In styling, silence is as important as sound. Negative space is what makes the objects you do choose feel intentional. Leave one section of the table completely untouched. The absence becomes part of the composition.


The Griselle Marble Coffee Table benefits from this approach. With its creamy marbling and subtle golden veining, it radiates quiet presence. By keeping sections of the surface bare, you allow its luminosity to breathe into the room.

Bonus: Play with Light

Don’t underestimate how light interacts with stone. Candles on an onyx surface create a glowing effect that no décor piece could replicate. Sunlight on travertine brings out shadows in its pores. Even a marble plinth under lamplight shifts tone across the day. Sometimes your best styling tool isn’t an object, but atmosphere.


Styling a luxury coffee table isn’t about filling space — it’s about curating absence and presence with equal care. A mass-market table might need accessories to feel complete. A luxury table doesn’t. It sets the mood with or without additions. Your role is simply to decide how much of its voice to amplify.

Final Notes

A coffee table is never just a coffee table. When chosen without intention, it becomes filler — a flat surface that quietly disappears into the room. But when crafted from stone, steel, or richly veined marble, it does something different: it changes the entire atmosphere.


A luxury coffee table anchors the living room the way a foundation anchors a building. It defines proportion, sets rhythm, and establishes presence. Travertine adds warmth and tactility, onyx performs with light, Calacatta marble commands with bold veining, while soft marbles like Griselle offer quiet luminosity. Even steel, shaped into a plinth, can become sculpture. Each material speaks its own language, and each one reshapes how a room feels.


The styling, too, is simple. These pieces don’t need layers of decoration to feel complete. They stand on their own — works of design that can be amplified with the right objects or left entirely bare as the centerpiece. Either way, the effect is unmistakable: presence, not placeholder.

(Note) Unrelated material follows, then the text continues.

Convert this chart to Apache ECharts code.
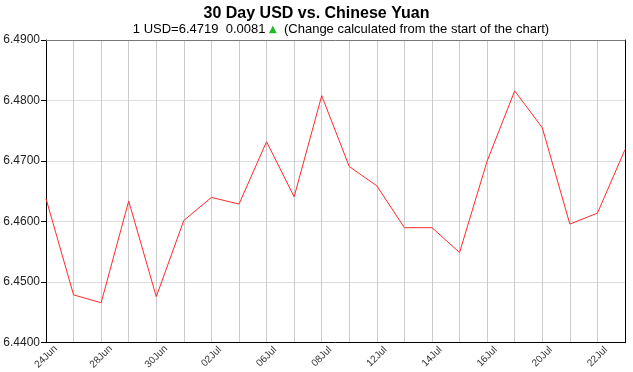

A coffee table can be more than somewhere to set down a cup. It can be the anchor that holds the room together, the element that makes the rest of the design feel intentional, curated, alive.


Explore NM’s full Coffee Table Collection to find pieces that don’t just occupy space — they define it.

FAQ: What You Should Know About Luxury Coffee Tables

1. What makes a luxury coffee table different from a regular one?

It comes down to intention. A regular coffee table is often designed for efficiency — mass-produced, flat-packed, built to fill a warehouse before it fills a room. A luxury coffee table, by contrast, is about presence. It’s cut from materials that carry weight and story — marble, travertine, onyx, steel — and designed with proportion in mind. Instead of disappearing into the background, it anchors the space, shaping the rhythm of how you move, sit, and gather. In short: regular tables serve a function; luxury tables define an atmosphere.


2. How do I choose between travertine, onyx, or marble?

Each stone speaks a different language. A travertine coffee table is warm, earthy, and textural — perfect for organic modern or Japandi interiors. An onyx coffee table is dramatic and reactive, glowing with translucency and constantly changing with light — a natural fit for interiors that play with mood. A marble coffee table, particularly in Calacatta, is sculptural and bold, bringing refinement and weight. Softer marbles, like Griselle, are quieter and more atmospheric. The choice depends on whether you want grounding warmth, theatrical light play, or bold refinement. Think less about what matches your sofa, and more about what mood you want the table to set.


3. Will a marble coffee table stain or scratch easily?

Marble is durable but natural — and like all natural materials, it develops character over time. Yes, it’s porous, so acidic spills like wine or citrus can leave marks if not wiped quickly. And yes, the surface can scratch under heavy use. But this isn’t fragility; it’s patina. A marble coffee table is meant to age with you, to record the small rituals of daily life in subtle ways. Most luxury marble pieces are sealed, which offers protection against stains. With mindful care — a soft cloth, neutral cleaners, occasional resealing — a marble table won’t just last decades, it will grow more beautiful with them.


4. Is a rectangle coffee table better for smaller spaces?

Often, yes. A rectangle coffee table creates order by aligning with sofas and sectionals, organizing the room visually and functionally. In smaller spaces, that clarity makes the layout feel intentional rather than cramped. A rectangular form stretches the eye across the room, making it feel larger. That said, sculptural plinths or cubes can also work in compact interiors — especially if they’re low and styled minimally. The key isn’t shape alone, but proportion: choose a table that’s about two-thirds the length of your sofa and leave at least 18 inches of clearance for easy movement.


5. How do I care for stone finishes?

Stone isn’t difficult to care for — it just asks for respect. For travertine, marble, or onyx coffee tables, avoid acidic or abrasive cleaners, which can etch or dull the surface. Use a soft cloth and neutral pH cleaners instead. Sealing the surface once or twice a year adds a protective layer against stains. For everyday maintenance, a quick wipe with water and a gentle cloth is enough. Remember: the goal isn’t to keep stone pristine forever, but to let it develop a patina that feels lived-in while still being well-kept. That balance — presence with personality — is what makes stone so compelling.


6. Can a coffee table be both functional and sculptural?

Absolutely. The idea that a table has to choose between function and design is a false choice. A luxury coffee table can hold your book, your drink, or your laptop while still reading as sculpture in the room. The Ambeline Onyx Coffee Table, for instance, is a solid cube of onyx — dramatic and artful — yet perfectly sized for daily use. The same is true for a travertine plinth or  marble block: they are as practical as they are atmospheric. Function and sculpture aren’t opposites; in the right piece, they’re inseparable.